Step #3: Make your message engaging
Start with the end in mind
Before you start writing, think about what you want people to take away. What do you need them to understand, feel or do? Put the most important information upfront so your readers quickly see why it matters to them. When people understand the purpose, they are more likely to stay interested.
Structure your ideas clearly
If you are sharing something new or complex, start with what people already know and build from there. It helps them follow your thinking more easily. Try to repeat key points at the start and end of sections, as those are the parts people usually remember best. If you are sharing difficult news, give some background before you deliver the main message. Explaining the reasons behind it can help people see the bigger picture and respond more openly.
Adapt your writing style
Adapt your content, structure and writing style to your readers and context. Ask yourself if their ideal communication is:
- comprehensive, detailed, accurate and credible,
- personal, conversational, informal and warm,
- clear, linear, concrete and task-focused, or
- direct, concise, focused, and relevant
You can also adapt your style to different document types. A report may be more comprehensive, detailed, accurate and credible. But an email with constructive feedback can be more personal, conversational and warm.
AI tip
AI can give a quick sense of how your message might sound to different readers. You can ask, ‘How might this message come across to a senior stakeholder?’ or ‘What edits could make this sound more engaging but still professional?’ Treat this feedback as guidance, the empathy, warmth and clarity that make writing persuasive still come from you.

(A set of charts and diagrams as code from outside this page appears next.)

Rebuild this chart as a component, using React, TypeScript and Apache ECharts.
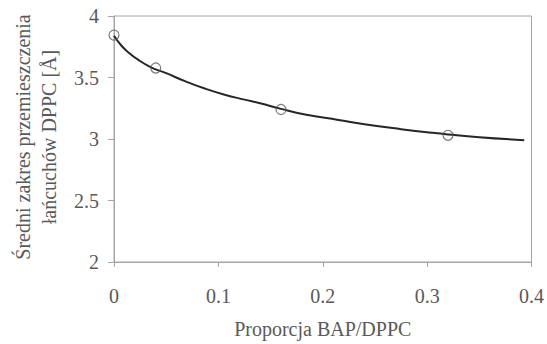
import React, { useEffect, useRef } from "react";
import * as echarts from "echarts";

const pointX = [0, 0.04, 0.16, 0.32];
const pointY = [3.845, 3.577, 3.24, 3.03];

const curveX = [0, 0.007, 0.013, 0.023, 0.035, 0.05, 0.068, 0.087, 0.106, 0.125, 0.14, 0.16, 0.183, 0.215, 0.24, 0.275, 0.305, 0.32, 0.35, 0.393];
const curveY = [3.84, 3.76, 3.71, 3.645, 3.585, 3.535, 3.47, 3.41, 3.36, 3.32, 3.29, 3.245, 3.2, 3.155, 3.12, 3.08, 3.05, 3.037, 3.015, 2.99];

const xTicks = [0, 0.1, 0.2, 0.3, 0.4];
const yTicks = [2, 2.5, 3, 3.5, 4];

const xTitle = "Proporcja BAP/DPPC";
const yTitleLines = ["Średni zakres przemieszczenia", "łańcuchów DPPC [Å]"];

const FONT = "Liberation Serif";
const TEXT = "#595959";
const AXIS = "#a6a6a6";

export default function App() {
  const ref = useRef<HTMLDivElement>(null);
  useEffect(() => {
    if (!ref.current) return;
    const chart = echarts.init(ref.current, undefined, { renderer: "svg" });
    chart.setOption({
      animation: false,
      backgroundColor: "#ffffff",
      grid: {
        left: 114,
        right: 12,
        top: 16,
        bottom: 74,
        show: true,
        borderColor: AXIS,
        borderWidth: 1,
      },
      xAxis: {
        type: "value",
        min: xTicks[0],
        max: xTicks[xTicks.length - 1],
        interval: 0.1,
        name: xTitle,
        nameLocation: "middle",
        nameGap: 57,
        nameTextStyle: { fontFamily: FONT, fontSize: 20, color: TEXT },
        axisLine: { show: true, lineStyle: { color: AXIS } },
        axisTick: { show: true, length: 5, lineStyle: { color: AXIS } },
        axisLabel: {
          fontFamily: FONT,
          fontSize: 20,
          color: TEXT,
          margin: 24,
          formatter: (v: number) => String(Math.round(v * 10) / 10),
        },
        splitLine: { show: false },
      },
      yAxis: {
        type: "value",
        min: yTicks[0],
        max: yTicks[yTicks.length - 1],
        interval: 0.5,
        axisLine: { show: true, lineStyle: { color: AXIS } },
        axisTick: { show: true, length: 6, lineStyle: { color: AXIS } },
        axisLabel: {
          fontFamily: FONT,
          fontSize: 20,
          color: TEXT,
          margin: 15,
        },
        splitLine: { show: false },
      },
      graphic: yTitleLines.map((t, i) => ({
        type: "text",
        x: 23 + i * 26,
        y: 137,
        rotation: Math.PI / 2,
        style: {
          text: t,
          fontFamily: FONT,
          fontSize: 20,
          fill: TEXT,
          textAlign: "center",
          textVerticalAlign: "middle",
        },
      })),
      series: [
        {
          type: "line",
          data: curveX.map((x, i) => [x, curveY[i]]),
          smooth: true,
          showSymbol: false,
          lineStyle: { color: "#262626", width: 2 },
          z: 2,
        },
        {
          type: "scatter",
          data: pointX.map((x, i) => [x, pointY[i]]),
          symbol: "circle",
          symbolSize: 10,
          itemStyle: { color: "rgba(255,255,255,0)", borderColor: "#595959", borderWidth: 1.2 },
          z: 3,
        },
      ],
    });
    return () => chart.dispose();
  }, []);
  return <div ref={ref} style={{ width: 547, height: 344, position: "absolute", left: 0, top: 0 }} />;
}
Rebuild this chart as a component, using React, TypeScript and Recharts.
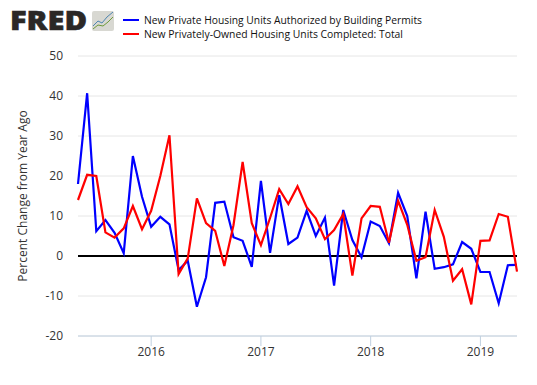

Step #4: Edit your messages
No one writes a perfect first draft. Editing is a key part of any kind of business writing, especially when your message is detailed or sensitive. If you can, come back to your draft after a short break. Seeing it with fresh eyes will help you notice what could be clearer or shorter.
Remove what’s not needed
Cut out anything that doesn’t help your reader understand the main point. Look for repetition or filler words that make sentences longer than they need to be.
Shorten long sentences
If a sentence feels heavy, split it into two. Try to keep one main idea per sentence so your message is easy to follow.
Use clear language
Stick to simple, everyday words. Avoid jargon or complicated terms that could confuse people who are less familiar with the topic.
Check your tone
If your message is sensitive, read it aloud to see how it sounds. Make sure it feels respectful and balanced. Written messages can be shared or re-read, so keep the tone calm and fair.
AI tip
AI tools can support your editing process by flagging long sentences or repetitive phrasing. You can also use them to test how your message reads in different formats, such as a report, email or short summary. Use these suggestions to make your writing cleaner and more efficient but rely on your expertise to decide what fits your audience and context best.
Before you hit send
Before you share what you have written, take a moment to read it aloud. It might sound simple, but it makes a real difference. Hearing your words helps you spot sentences that are too long, ideas that need more clarity or phrasing that doesn’t sound quite right. AI can help you speed up this process by planning and structuring your ideas, but strong writing skills still take practice. They rely on your ability to think critically, use sound judgement and show empathy by understanding your audience from a human perspective.